Charts and diagrams as code
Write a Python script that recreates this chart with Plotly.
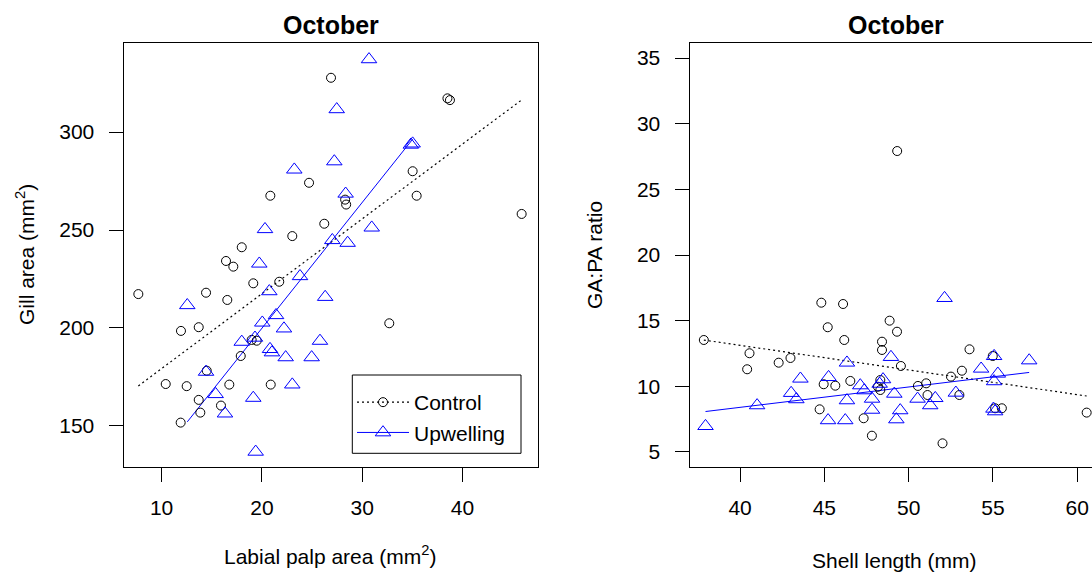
import numpy as np
import plotly.graph_objects as go

# ---------------- data ----------------
# Left panel: Gill area vs Labial palp area
ctrl_palp = [26.89, 38.50, 38.75, 24.70, 20.84, 35.03, 35.43, 45.90, 28.30, 28.40,
             26.22, 23.03, 17.99, 16.42, 17.15, 19.14, 21.73, 7.68, 14.43, 16.55,
             11.93, 13.70, 32.70, 18.98, 19.48, 17.89, 14.50, 10.41, 12.50, 16.75,
             20.88, 13.70, 15.92, 13.86, 11.90]
ctrl_gill = [327.7, 317.2, 316.3, 274.1, 267.5, 280.0, 267.5, 258.2, 265.5, 263.0,
             253.2, 246.9, 241.2, 234.2, 231.3, 222.8, 223.6, 217.3, 218.0, 214.3,
             198.5, 200.4, 202.4, 193.9, 193.5, 185.7, 178.2, 171.4, 170.3, 171.1,
             171.1, 163.3, 160.4, 156.8, 151.7]

upw_palp = [30.68, 27.46, 35.03, 34.85, 27.22, 23.23, 28.35, 20.31, 30.95, 27.02,
            28.55, 19.74, 23.80, 20.74, 26.31, 12.56, 21.41, 20.04, 22.20, 25.79,
            17.99, 19.31, 20.81, 21.00, 22.37, 24.96, 14.43, 23.03, 15.39, 19.14,
            16.32, 19.38]
upw_gill = [337.1, 311.6, 294.1, 293.5, 285.0, 280.8, 268.5, 250.4, 251.2, 244.8,
            243.4, 232.8, 226.4, 218.7, 215.8, 211.6, 206.5, 202.7, 199.7, 193.4,
            192.9, 195.0, 189.2, 187.5, 185.0, 185.0, 177.6, 171.1, 166.2, 164.3,
            156.3, 136.8]

# Right panel: GA:PA ratio vs Shell length
ctrl_shell = [49.32, 44.82, 46.11, 48.87, 49.31, 45.20, 46.18, 37.85, 48.42, 48.42,
              40.56, 40.42, 42.29, 42.99, 49.54, 53.61, 54.99, 53.16, 52.51, 46.54,
              44.96, 45.65, 48.32, 48.18, 48.32, 50.55, 51.04, 51.12, 53.01, 44.72,
              47.33, 47.82, 52.01, 55.53, 55.13, 60.56]
ctrl_ratio = [27.92, 16.37, 16.27, 15.00, 14.16, 14.50, 13.53, 13.53, 13.40, 12.77,
              12.52, 11.30, 11.80, 12.16, 11.55, 12.82, 12.31, 11.19, 10.74, 10.41,
              10.16, 10.05, 10.48, 9.97, 9.72, 10.03, 10.23, 9.34, 9.34, 8.25,
              7.57, 6.24, 5.66, 8.33, 8.33, 8.00]

upw_shell = [52.13, 48.95, 46.34, 55.07, 57.15, 54.30, 55.29, 55.07, 43.58, 45.25,
             48.48, 47.13, 47.37, 48.28, 49.15, 47.83, 50.53, 51.58, 52.80, 43.03,
             43.34, 46.34, 51.28, 41.01, 47.83, 49.50, 49.27, 45.22, 46.24, 37.95,
             55.03, 55.13]
upw_ratio = [16.72, 12.23, 11.80, 12.30, 11.97, 11.34, 10.96, 10.38, 10.58, 10.70,
             10.53, 10.07, 9.69, 10.19, 9.43, 9.05, 9.05, 9.10, 9.51, 9.49,
             9.01, 8.93, 8.55, 8.55, 8.21, 8.17, 7.48, 7.41, 7.41, 6.97,
             8.29, 8.09]

# Fitted regression lines (intercept, slope)
fit_left_ctrl = (141.06, 3.82)
fit_left_upw = (71.45, 6.42)
fit_right_ctrl = (20.63, -0.1877)
fit_right_upw = (2.20, 0.155)

series_names = ["Control", "Upwelling"]
left_xticks = [10, 20, 30, 40]
left_yticks = [150, 200, 250, 300]
right_xticks = [40, 45, 50, 55, 60]
right_yticks = [5, 10, 15, 20, 25, 30, 35]

# ---------------- figure ----------------
W, H = 1092, 572
FONT = "Liberation Sans, Arial, sans-serif"
BLUE = "#0000FF"


def fit_xy(xs, coef):
    x = np.array([min(xs), max(xs)])
    return x, coef[0] + coef[1] * x


fig = go.Figure()

circ = dict(symbol="circle-open", size=9, color="black", line=dict(width=1, color="black"))
tri = dict(symbol="triangle-up-open", size=13.5, color=BLUE, line=dict(width=1, color=BLUE))
dotted = dict(color="black", width=1.2, dash="2px,3px")

# left panel
x, y = fit_xy(ctrl_palp, fit_left_ctrl)
fig.add_trace(go.Scatter(x=x, y=y, mode="lines", line=dotted,
                         showlegend=False, xaxis="x", yaxis="y", hoverinfo="skip"))
x, y = fit_xy(upw_palp, fit_left_upw)
fig.add_trace(go.Scatter(x=x, y=y, mode="lines", line=dict(color=BLUE, width=1),
                         showlegend=False, xaxis="x", yaxis="y", hoverinfo="skip"))
fig.add_trace(go.Scatter(x=ctrl_palp, y=ctrl_gill, mode="markers", marker=circ, showlegend=False,
                         xaxis="x", yaxis="y", cliponaxis=False))
fig.add_trace(go.Scatter(x=upw_palp, y=upw_gill, mode="markers", marker=tri, showlegend=False,
                         xaxis="x", yaxis="y", cliponaxis=False))
# legend entries
fig.add_trace(go.Scatter(x=[None], y=[None], mode="lines+markers", name=series_names[0],
                         line=dotted, marker=circ, xaxis="x", yaxis="y"))
fig.add_trace(go.Scatter(x=[None], y=[None], mode="lines+markers", name=series_names[1],
                         line=dict(color=BLUE, width=1), marker=tri, xaxis="x", yaxis="y"))

# right panel
x, y = fit_xy(ctrl_shell, fit_right_ctrl)
fig.add_trace(go.Scatter(x=x, y=y, mode="lines", line=dotted,
                         showlegend=False, xaxis="x2", yaxis="y2", hoverinfo="skip"))
x, y = fit_xy(upw_shell, fit_right_upw)
fig.add_trace(go.Scatter(x=x, y=y, mode="lines", line=dict(color=BLUE, width=1),
                         showlegend=False, xaxis="x2", yaxis="y2", hoverinfo="skip"))
fig.add_trace(go.Scatter(x=ctrl_shell, y=ctrl_ratio, mode="markers", marker=circ, showlegend=False,
                         xaxis="x2", yaxis="y2", cliponaxis=False))
fig.add_trace(go.Scatter(x=upw_shell, y=upw_ratio, mode="markers", marker=tri, showlegend=False,
                         xaxis="x2", yaxis="y2", cliponaxis=False))

tickfont = dict(family=FONT, size=21, color="black")
common = dict(showgrid=False, zeroline=False, ticks="outside", ticklen=14, tickwidth=1,
              tickcolor="black", linecolor="black", linewidth=1, showline=True,
              tickfont=tickfont)

box_top = 42.7
box_bot = 466.7
ydom = [(H - box_bot) / H, (H - box_top) / H]

fig.update_layout(
    width=W, height=H, autosize=False,
    margin=dict(l=0, r=0, t=0, b=0, pad=0),
    paper_bgcolor="white", plot_bgcolor="white",
    font=dict(family=FONT, color="black"),
    xaxis=dict(domain=[123.5 / W, 537.5 / W], range=[6.20, 47.48], tickvals=left_xticks,
               mirror=True, ticklabelstandoff=8, **common),
    yaxis=dict(domain=ydom, range=[129.2, 345.6], tickvals=left_yticks, mirror=True,
               ticklabelstandoff=10, **common),
    xaxis2=dict(domain=[689.5 / W, 1.0], range=[37.0, 60.877], tickvals=right_xticks,
                anchor="y2", mirror=True, ticklabelstandoff=8, **common),
    yaxis2=dict(domain=ydom, range=[3.88, 36.17], tickvals=right_yticks, anchor="x2",
                mirror=False, ticklabelstandoff=10, **common),
    showlegend=True,
    legend=dict(x=352 / W, y=(H - 382) / H, xanchor="left", yanchor="top",
                bgcolor="rgba(0,0,0,0)", borderwidth=0, itemwidth=52,
                font=dict(family=FONT, size=21, color="black"), tracegroupgap=0),
)

# legend box
fig.add_shape(type="rect", xref="paper", yref="paper",
              x0=352.3 / W, x1=521 / W, y0=(H - 453.3) / H, y1=(H - 375) / H,
              line=dict(color="black", width=1), fillcolor="rgba(0,0,0,0)")

ann = []
for cx, txt in [(330.5, "<b>October</b>"), (895.5, "<b>October</b>")]:
    ann.append(dict(x=cx / W, y=(H - 25) / H, xref="paper", yref="paper", text=txt,
                    showarrow=False, xanchor="center", yanchor="middle",
                    font=dict(family=FONT, size=25, color="black")))
ann.append(dict(x=329.5 / W, y=(H - 555) / H, xref="paper", yref="paper",
                text="Labial palp area (mm<sup>2</sup>)", showarrow=False,
                xanchor="center", yanchor="middle", font=dict(family=FONT, size=21, color="black")))
ann.append(dict(x=894 / W, y=(H - 560) / H, xref="paper", yref="paper",
                text="Shell length (mm)", showarrow=False,
                xanchor="center", yanchor="middle", font=dict(family=FONT, size=21, color="black")))
ann.append(dict(x=25 / W, y=(H - 255) / H, xref="paper", yref="paper",
                text="Gill area (mm<sup>2</sup>)", showarrow=False, textangle=-90,
                xanchor="center", yanchor="middle", font=dict(family=FONT, size=21, color="black")))
ann.append(dict(x=594 / W, y=(H - 255) / H, xref="paper", yref="paper",
                text="GA:PA ratio", showarrow=False, textangle=-90,
                xanchor="center", yanchor="middle", font=dict(family=FONT, size=21, color="black")))
fig.update_layout(annotations=ann)

fig.write_html("out.html", config={"displayModeBar": False},
               post_script="document.body.style.margin='0';document.body.style.overflow='hidden';")
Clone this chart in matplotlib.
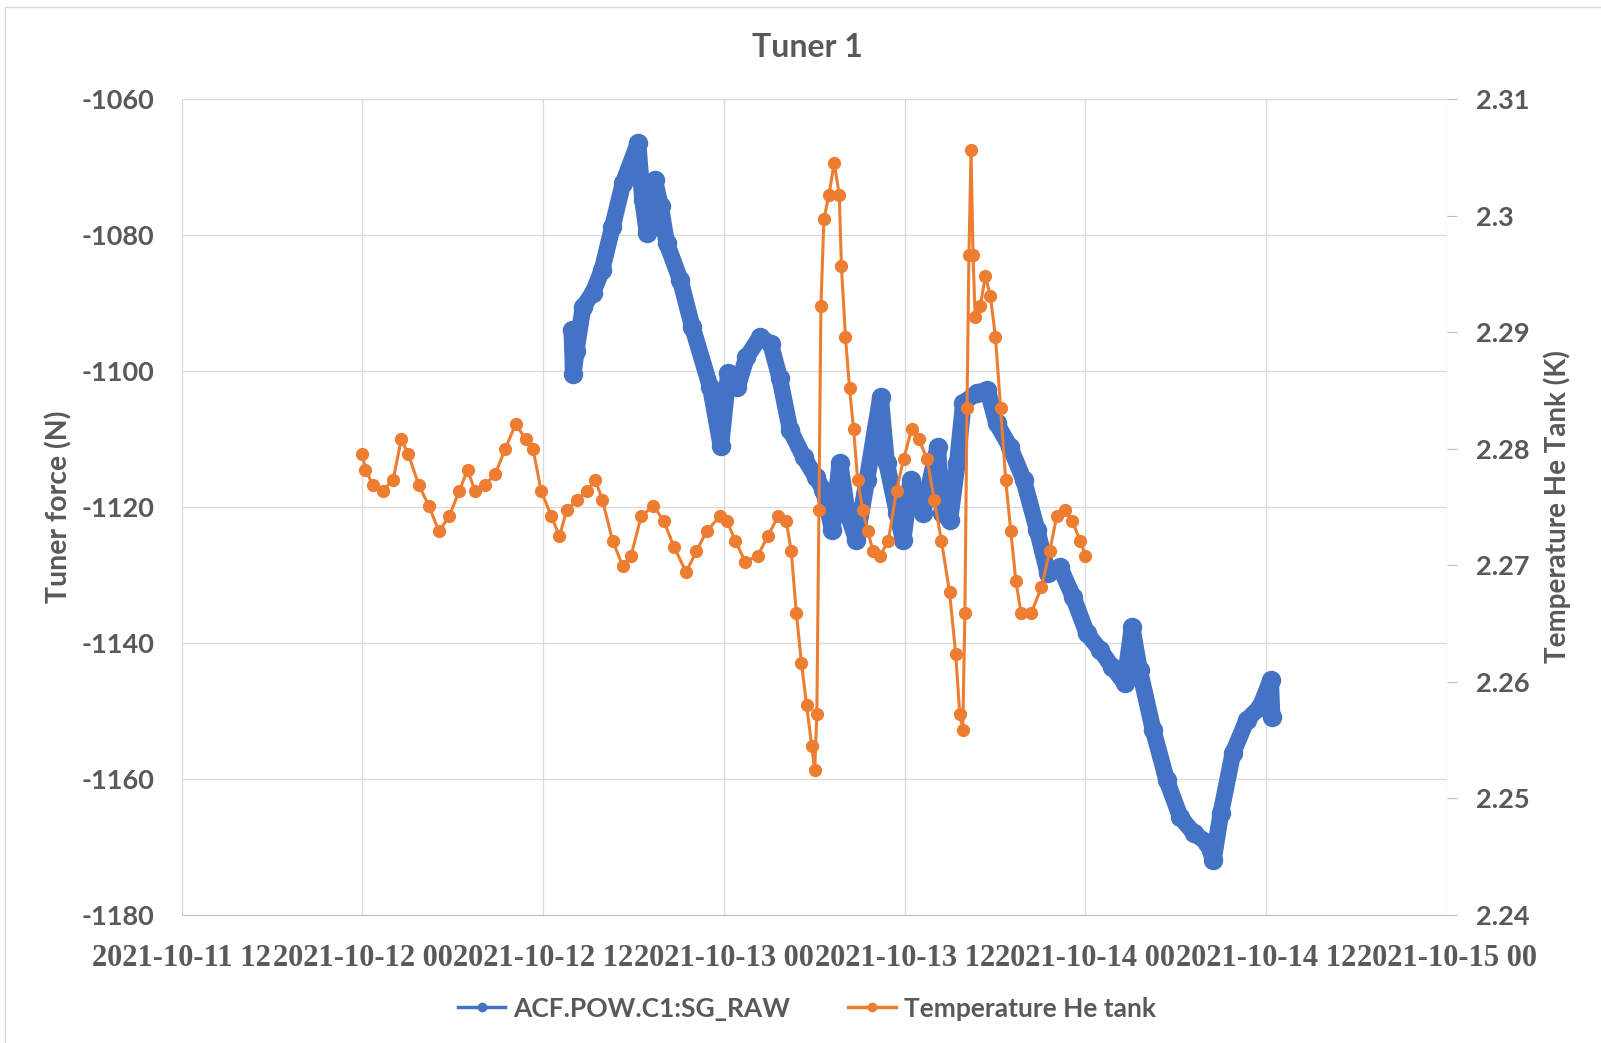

▸ Set task
Up to and including the line containing "156.3, 136.8]", repeat every line from the start of the data, but none of the pictures.

▸ Written solution
Write a Python script that recreates this chart with Plotly.
import numpy as np
import plotly.graph_objects as go

# ---------------- data ----------------
# Left panel: Gill area vs Labial palp area
ctrl_palp = [26.89, 38.50, 38.75, 24.70, 20.84, 35.03, 35.43, 45.90, 28.30, 28.40,
             26.22, 23.03, 17.99, 16.42, 17.15, 19.14, 21.73, 7.68, 14.43, 16.55,
             11.93, 13.70, 32.70, 18.98, 19.48, 17.89, 14.50, 10.41, 12.50, 16.75,
             20.88, 13.70, 15.92, 13.86, 11.90]
ctrl_gill = [327.7, 317.2, 316.3, 274.1, 267.5, 280.0, 267.5, 258.2, 265.5, 263.0,
             253.2, 246.9, 241.2, 234.2, 231.3, 222.8, 223.6, 217.3, 218.0, 214.3,
             198.5, 200.4, 202.4, 193.9, 193.5, 185.7, 178.2, 171.4, 170.3, 171.1,
             171.1, 163.3, 160.4, 156.8, 151.7]

upw_palp = [30.68, 27.46, 35.03, 34.85, 27.22, 23.23, 28.35, 20.31, 30.95, 27.02,
            28.55, 19.74, 23.80, 20.74, 26.31, 12.56, 21.41, 20.04, 22.20, 25.79,
            17.99, 19.31, 20.81, 21.00, 22.37, 24.96, 14.43, 23.03, 15.39, 19.14,
            16.32, 19.38]
upw_gill = [337.1, 311.6, 294.1, 293.5, 285.0, 280.8, 268.5, 250.4, 251.2, 244.8,
            243.4, 232.8, 226.4, 218.7, 215.8, 211.6, 206.5, 202.7, 199.7, 193.4,
            192.9, 195.0, 189.2, 187.5, 185.0, 185.0, 177.6, 171.1, 166.2, 164.3,
            156.3, 136.8]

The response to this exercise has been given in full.